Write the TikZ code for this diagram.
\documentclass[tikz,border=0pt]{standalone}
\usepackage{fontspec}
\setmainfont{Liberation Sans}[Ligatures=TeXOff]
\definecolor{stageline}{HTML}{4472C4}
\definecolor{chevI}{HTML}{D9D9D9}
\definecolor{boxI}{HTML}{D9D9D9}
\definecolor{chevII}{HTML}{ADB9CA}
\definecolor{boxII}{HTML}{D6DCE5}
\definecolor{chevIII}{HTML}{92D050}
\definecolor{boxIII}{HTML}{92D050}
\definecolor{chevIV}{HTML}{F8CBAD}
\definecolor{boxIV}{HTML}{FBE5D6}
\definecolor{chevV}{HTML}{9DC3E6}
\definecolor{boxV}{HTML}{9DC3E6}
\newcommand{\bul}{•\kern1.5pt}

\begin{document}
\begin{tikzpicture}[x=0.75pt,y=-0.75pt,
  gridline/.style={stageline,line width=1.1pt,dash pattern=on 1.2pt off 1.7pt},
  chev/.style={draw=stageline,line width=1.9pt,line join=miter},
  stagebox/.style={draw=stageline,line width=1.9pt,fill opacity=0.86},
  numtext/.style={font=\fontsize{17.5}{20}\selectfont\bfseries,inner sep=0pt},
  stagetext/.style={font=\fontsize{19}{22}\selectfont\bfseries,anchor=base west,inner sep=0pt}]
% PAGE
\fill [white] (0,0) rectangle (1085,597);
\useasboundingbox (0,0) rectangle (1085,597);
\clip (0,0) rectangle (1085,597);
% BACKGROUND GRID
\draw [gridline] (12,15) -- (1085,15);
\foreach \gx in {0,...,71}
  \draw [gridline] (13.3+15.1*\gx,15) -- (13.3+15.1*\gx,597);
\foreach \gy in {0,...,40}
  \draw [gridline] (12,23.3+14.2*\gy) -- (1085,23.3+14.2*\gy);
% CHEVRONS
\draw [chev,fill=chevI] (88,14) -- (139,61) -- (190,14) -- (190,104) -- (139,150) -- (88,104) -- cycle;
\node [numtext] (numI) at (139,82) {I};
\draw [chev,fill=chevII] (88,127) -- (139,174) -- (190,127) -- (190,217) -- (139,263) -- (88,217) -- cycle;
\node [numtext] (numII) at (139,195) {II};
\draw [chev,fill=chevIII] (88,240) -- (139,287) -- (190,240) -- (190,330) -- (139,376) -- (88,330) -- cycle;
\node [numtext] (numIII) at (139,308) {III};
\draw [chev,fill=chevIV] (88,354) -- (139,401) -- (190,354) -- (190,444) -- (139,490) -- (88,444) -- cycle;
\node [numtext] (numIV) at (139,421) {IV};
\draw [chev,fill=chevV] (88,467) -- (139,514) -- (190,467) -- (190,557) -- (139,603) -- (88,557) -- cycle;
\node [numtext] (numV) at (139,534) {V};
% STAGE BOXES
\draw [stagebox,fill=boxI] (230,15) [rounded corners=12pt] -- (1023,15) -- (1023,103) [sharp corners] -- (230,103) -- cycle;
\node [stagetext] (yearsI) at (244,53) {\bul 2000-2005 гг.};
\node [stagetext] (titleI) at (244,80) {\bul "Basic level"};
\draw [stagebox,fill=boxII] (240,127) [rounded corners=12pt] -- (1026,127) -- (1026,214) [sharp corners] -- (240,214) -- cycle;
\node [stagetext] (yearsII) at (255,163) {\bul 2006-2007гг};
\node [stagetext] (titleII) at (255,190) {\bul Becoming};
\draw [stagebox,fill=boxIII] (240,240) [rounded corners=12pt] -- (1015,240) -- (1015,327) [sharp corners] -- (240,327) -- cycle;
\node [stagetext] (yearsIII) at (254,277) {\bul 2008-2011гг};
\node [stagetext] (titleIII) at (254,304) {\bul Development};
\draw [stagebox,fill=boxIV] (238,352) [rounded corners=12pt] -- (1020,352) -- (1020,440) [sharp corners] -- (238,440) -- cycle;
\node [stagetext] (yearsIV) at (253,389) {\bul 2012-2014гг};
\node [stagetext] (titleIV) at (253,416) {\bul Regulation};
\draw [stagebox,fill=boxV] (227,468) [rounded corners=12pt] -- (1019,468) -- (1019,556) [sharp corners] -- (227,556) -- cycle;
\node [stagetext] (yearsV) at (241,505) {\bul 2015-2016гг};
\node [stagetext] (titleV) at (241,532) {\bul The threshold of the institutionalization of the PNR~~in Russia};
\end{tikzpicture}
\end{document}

= = = = = = =

WORK TO BE COMPLETED:
Give back the data above exactly as it appears.

SOLUTION TO THE EXERCISE:
Write the TikZ code for this diagram.
\documentclass[tikz,border=0pt]{standalone}
\usepackage{fontspec}
\setmainfont{Liberation Sans}[Ligatures=TeXOff]
\definecolor{stageline}{HTML}{4472C4}
\definecolor{chevI}{HTML}{D9D9D9}
\definecolor{boxI}{HTML}{D9D9D9}
\definecolor{chevII}{HTML}{ADB9CA}
\definecolor{boxII}{HTML}{D6DCE5}
\definecolor{chevIII}{HTML}{92D050}
\definecolor{boxIII}{HTML}{92D050}
\definecolor{chevIV}{HTML}{F8CBAD}
\definecolor{boxIV}{HTML}{FBE5D6}
\definecolor{chevV}{HTML}{9DC3E6}
\definecolor{boxV}{HTML}{9DC3E6}
\newcommand{\bul}{•\kern1.5pt}

\begin{document}
\begin{tikzpicture}[x=0.75pt,y=-0.75pt,
  gridline/.style={stageline,line width=1.1pt,dash pattern=on 1.2pt off 1.7pt},
  chev/.style={draw=stageline,line width=1.9pt,line join=miter},
  stagebox/.style={draw=stageline,line width=1.9pt,fill opacity=0.86},
  numtext/.style={font=\fontsize{17.5}{20}\selectfont\bfseries,inner sep=0pt},
  stagetext/.style={font=\fontsize{19}{22}\selectfont\bfseries,anchor=base west,inner sep=0pt}]
% PAGE
\fill [white] (0,0) rectangle (1085,597);
\useasboundingbox (0,0) rectangle (1085,597);
\clip (0,0) rectangle (1085,597);
% BACKGROUND GRID
\draw [gridline] (12,15) -- (1085,15);
\foreach \gx in {0,...,71}
  \draw [gridline] (13.3+15.1*\gx,15) -- (13.3+15.1*\gx,597);
\foreach \gy in {0,...,40}
  \draw [gridline] (12,23.3+14.2*\gy) -- (1085,23.3+14.2*\gy);
% CHEVRONS
\draw [chev,fill=chevI] (88,14) -- (139,61) -- (190,14) -- (190,104) -- (139,150) -- (88,104) -- cycle;
\node [numtext] (numI) at (139,82) {I};
\draw [chev,fill=chevII] (88,127) -- (139,174) -- (190,127) -- (190,217) -- (139,263) -- (88,217) -- cycle;
\node [numtext] (numII) at (139,195) {II};
\draw [chev,fill=chevIII] (88,240) -- (139,287) -- (190,240) -- (190,330) -- (139,376) -- (88,330) -- cycle;
\node [numtext] (numIII) at (139,308) {III};
\draw [chev,fill=chevIV] (88,354) -- (139,401) -- (190,354) -- (190,444) -- (139,490) -- (88,444) -- cycle;
\node [numtext] (numIV) at (139,421) {IV};
\draw [chev,fill=chevV] (88,467) -- (139,514) -- (190,467) -- (190,557) -- (139,603) -- (88,557) -- cycle;
\node [numtext] (numV) at (139,534) {V};
% STAGE BOXES
\draw [stagebox,fill=boxI] (230,15) [rounded corners=12pt] -- (1023,15) -- (1023,103) [sharp corners] -- (230,103) -- cycle;
\node [stagetext] (yearsI) at (244,53) {\bul 2000-2005 гг.};
\node [stagetext] (titleI) at (244,80) {\bul "Basic level"};
\draw [stagebox,fill=boxII] (240,127) [rounded corners=12pt] -- (1026,127) -- (1026,214) [sharp corners] -- (240,214) -- cycle;
\node [stagetext] (yearsII) at (255,163) {\bul 2006-2007гг};
\node [stagetext] (titleII) at (255,190) {\bul Becoming};
\draw [stagebox,fill=boxIII] (240,240) [rounded corners=12pt] -- (1015,240) -- (1015,327) [sharp corners] -- (240,327) -- cycle;
\node [stagetext] (yearsIII) at (254,277) {\bul 2008-2011гг};
\node [stagetext] (titleIII) at (254,304) {\bul Development};
\draw [stagebox,fill=boxIV] (238,352) [rounded corners=12pt] -- (1020,352) -- (1020,440) [sharp corners] -- (238,440) -- cycle;
\node [stagetext] (yearsIV) at (253,389) {\bul 2012-2014гг};
\node [stagetext] (titleIV) at (253,416) {\bul Regulation};
\draw [stagebox,fill=boxV] (227,468) [rounded corners=12pt] -- (1019,468) -- (1019,556) [sharp corners] -- (227,556) -- cycle;
\node [stagetext] (yearsV) at (241,505) {\bul 2015-2016гг};
\node [stagetext] (titleV) at (241,532) {\bul The threshold of the institutionalization of the PNR~~in Russia};
\end{tikzpicture}
\end{document}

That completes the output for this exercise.